STATED GOAL
Write out the opening lines of the data word for word, up to and including the line with "91.13, 106.67, 124.0]", and leave every picture and every later line out.

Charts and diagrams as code
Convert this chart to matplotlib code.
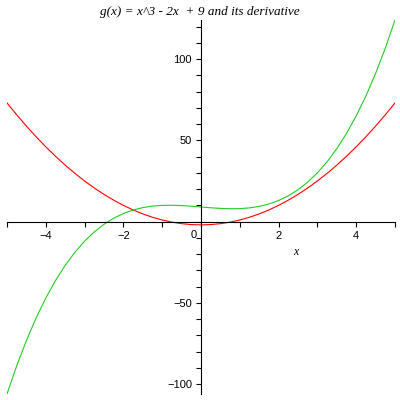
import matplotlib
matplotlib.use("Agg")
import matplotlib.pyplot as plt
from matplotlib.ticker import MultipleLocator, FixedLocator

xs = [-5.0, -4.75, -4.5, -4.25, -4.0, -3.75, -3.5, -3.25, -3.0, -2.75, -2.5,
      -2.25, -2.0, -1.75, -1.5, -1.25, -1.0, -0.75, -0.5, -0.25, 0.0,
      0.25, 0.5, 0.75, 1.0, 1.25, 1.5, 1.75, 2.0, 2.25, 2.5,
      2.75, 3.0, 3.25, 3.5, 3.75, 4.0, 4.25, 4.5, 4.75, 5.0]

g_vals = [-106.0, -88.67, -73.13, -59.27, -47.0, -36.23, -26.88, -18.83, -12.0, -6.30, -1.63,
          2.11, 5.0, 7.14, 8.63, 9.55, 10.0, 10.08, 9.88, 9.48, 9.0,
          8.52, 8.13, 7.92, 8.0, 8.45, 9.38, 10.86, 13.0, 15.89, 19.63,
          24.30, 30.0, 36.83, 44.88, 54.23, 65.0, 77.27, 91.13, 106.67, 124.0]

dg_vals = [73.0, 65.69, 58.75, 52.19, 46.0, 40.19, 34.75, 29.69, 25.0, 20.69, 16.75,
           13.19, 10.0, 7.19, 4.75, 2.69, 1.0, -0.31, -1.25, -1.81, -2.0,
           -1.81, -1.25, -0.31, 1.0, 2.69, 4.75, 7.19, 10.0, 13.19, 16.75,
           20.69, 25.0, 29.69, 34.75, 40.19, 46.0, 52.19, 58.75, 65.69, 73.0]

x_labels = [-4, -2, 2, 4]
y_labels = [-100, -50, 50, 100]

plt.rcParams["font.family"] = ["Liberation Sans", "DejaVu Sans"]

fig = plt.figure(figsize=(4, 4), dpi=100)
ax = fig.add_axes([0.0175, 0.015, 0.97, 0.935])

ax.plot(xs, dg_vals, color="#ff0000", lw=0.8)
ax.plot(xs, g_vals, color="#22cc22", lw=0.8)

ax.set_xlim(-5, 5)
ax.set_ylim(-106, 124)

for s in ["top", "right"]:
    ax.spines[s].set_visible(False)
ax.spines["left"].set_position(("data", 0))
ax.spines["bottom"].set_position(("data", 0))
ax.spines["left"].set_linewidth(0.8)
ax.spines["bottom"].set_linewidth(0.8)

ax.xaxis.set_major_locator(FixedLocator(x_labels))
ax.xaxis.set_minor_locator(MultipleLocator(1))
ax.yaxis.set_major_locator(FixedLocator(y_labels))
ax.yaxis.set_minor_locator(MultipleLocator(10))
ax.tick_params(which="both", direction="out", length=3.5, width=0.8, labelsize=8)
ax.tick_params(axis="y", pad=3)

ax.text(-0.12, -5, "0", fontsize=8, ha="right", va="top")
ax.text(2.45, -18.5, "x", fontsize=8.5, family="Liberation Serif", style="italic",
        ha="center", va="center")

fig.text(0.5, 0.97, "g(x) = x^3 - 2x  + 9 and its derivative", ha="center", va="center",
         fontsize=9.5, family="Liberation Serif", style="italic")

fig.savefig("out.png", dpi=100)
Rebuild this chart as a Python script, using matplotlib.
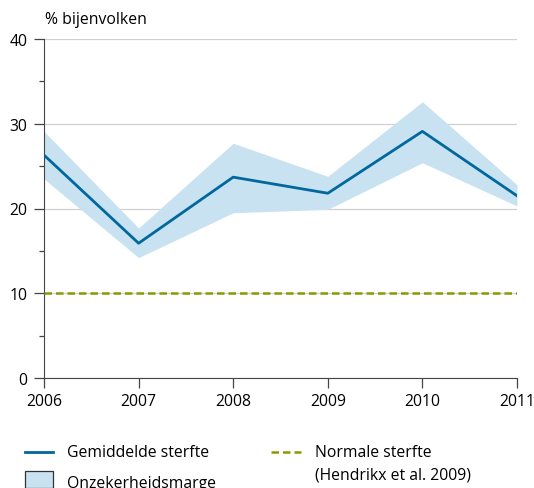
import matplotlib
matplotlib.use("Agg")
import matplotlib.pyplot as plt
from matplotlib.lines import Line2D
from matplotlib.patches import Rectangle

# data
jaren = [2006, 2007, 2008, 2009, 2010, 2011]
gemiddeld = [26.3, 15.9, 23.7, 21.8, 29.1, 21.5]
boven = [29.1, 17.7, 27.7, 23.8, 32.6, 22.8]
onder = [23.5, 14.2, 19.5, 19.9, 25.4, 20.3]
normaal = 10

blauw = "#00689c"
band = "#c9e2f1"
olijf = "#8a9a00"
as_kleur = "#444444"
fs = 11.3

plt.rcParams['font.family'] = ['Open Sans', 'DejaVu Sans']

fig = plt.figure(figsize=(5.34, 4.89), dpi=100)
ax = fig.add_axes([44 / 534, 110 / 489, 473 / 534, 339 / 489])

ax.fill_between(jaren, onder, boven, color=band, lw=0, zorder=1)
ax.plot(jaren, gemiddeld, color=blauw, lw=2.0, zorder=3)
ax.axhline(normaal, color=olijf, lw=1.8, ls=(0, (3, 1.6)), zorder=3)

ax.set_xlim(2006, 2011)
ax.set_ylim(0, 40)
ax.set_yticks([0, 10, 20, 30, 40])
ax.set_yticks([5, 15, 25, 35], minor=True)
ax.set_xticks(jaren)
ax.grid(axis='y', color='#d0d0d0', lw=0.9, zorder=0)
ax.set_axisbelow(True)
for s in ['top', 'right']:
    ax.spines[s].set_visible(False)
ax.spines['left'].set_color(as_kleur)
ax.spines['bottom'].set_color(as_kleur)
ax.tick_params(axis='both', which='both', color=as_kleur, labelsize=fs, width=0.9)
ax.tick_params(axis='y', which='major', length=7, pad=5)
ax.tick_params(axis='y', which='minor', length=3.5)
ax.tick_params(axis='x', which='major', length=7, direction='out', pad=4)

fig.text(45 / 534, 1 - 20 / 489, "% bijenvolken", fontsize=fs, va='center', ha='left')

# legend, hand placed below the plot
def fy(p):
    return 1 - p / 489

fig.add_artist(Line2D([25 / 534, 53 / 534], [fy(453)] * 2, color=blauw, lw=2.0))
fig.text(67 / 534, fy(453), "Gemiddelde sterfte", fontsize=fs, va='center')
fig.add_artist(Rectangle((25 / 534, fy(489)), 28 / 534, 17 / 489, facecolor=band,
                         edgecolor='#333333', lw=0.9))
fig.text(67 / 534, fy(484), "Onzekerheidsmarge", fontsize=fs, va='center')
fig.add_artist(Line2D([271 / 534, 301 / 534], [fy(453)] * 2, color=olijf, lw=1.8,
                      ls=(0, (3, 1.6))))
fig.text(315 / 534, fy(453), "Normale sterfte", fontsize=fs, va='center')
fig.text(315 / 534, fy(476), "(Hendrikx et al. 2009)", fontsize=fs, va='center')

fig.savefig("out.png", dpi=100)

EXERCISE ANSWER
Convert this chart to matplotlib code.
import matplotlib
matplotlib.use("Agg")
import matplotlib.pyplot as plt
from matplotlib.ticker import MultipleLocator, FixedLocator

xs = [-5.0, -4.75, -4.5, -4.25, -4.0, -3.75, -3.5, -3.25, -3.0, -2.75, -2.5,
      -2.25, -2.0, -1.75, -1.5, -1.25, -1.0, -0.75, -0.5, -0.25, 0.0,
      0.25, 0.5, 0.75, 1.0, 1.25, 1.5, 1.75, 2.0, 2.25, 2.5,
      2.75, 3.0, 3.25, 3.5, 3.75, 4.0, 4.25, 4.5, 4.75, 5.0]

g_vals = [-106.0, -88.67, -73.13, -59.27, -47.0, -36.23, -26.88, -18.83, -12.0, -6.30, -1.63,
          2.11, 5.0, 7.14, 8.63, 9.55, 10.0, 10.08, 9.88, 9.48, 9.0,
          8.52, 8.13, 7.92, 8.0, 8.45, 9.38, 10.86, 13.0, 15.89, 19.63,
          24.30, 30.0, 36.83, 44.88, 54.23, 65.0, 77.27, 91.13, 106.67, 124.0]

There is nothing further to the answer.